Now I’m sure a lot of you may be wondering how we’re going to pay for all this. Quite simply, we can afford it. This company was built by our employees and they should receive the lion’s share of the spoils. If as an investor you start to cry that that this amounts to redistributing your wealth and giving it instead to our employees, you are free to invest in another company. But you won’t want to, because by structuring our firm in this way we will attract the best talent the industry has to offer, and with a happy, healthy, and highly engaged workforce, we are going to run circles around our competition. And soon enough, all our competitors are going to start doing the same thing. Today, nobody cries foul that we don’t have a 6-day workweek and 12-hour shifts like we did in the 1920s.

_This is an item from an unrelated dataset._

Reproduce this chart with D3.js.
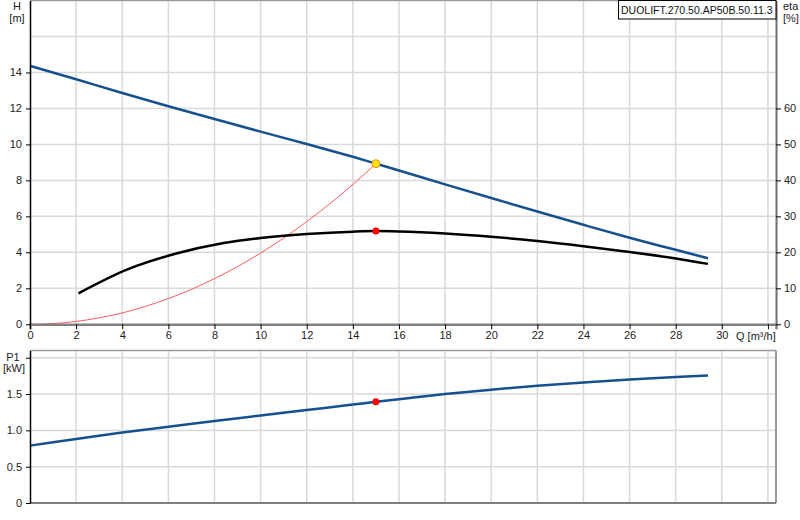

And so in the near future, nobody will bat an eye that the initiatives I’ve outlined above will be par for the course.

And in reply to everyone who wants to know what car I drive? It’s not a Bimmer, it’s not a Tesla, it’s a safe, comfortable, family-friendly Subaru Forester. Oh, I do happen to own a Maclaren, but it’s a one-seater. And my favorite music? I’m currently listening to “Woman” by John Lennon, whatever song this is, and oh yes, Rage Against the Machine.

Finally I would like to thank Scott Czepiel for reading an earlier draft of what would have been a resignation letter and who convinced me that would have been the wrong thing to do.

Now that would truly have been a newsworthy press release. When my son is of working age I can only hope that in his world, there won’t be any need for this to be news, it will be business as usual. Hey, a family guy can dream, can’t he?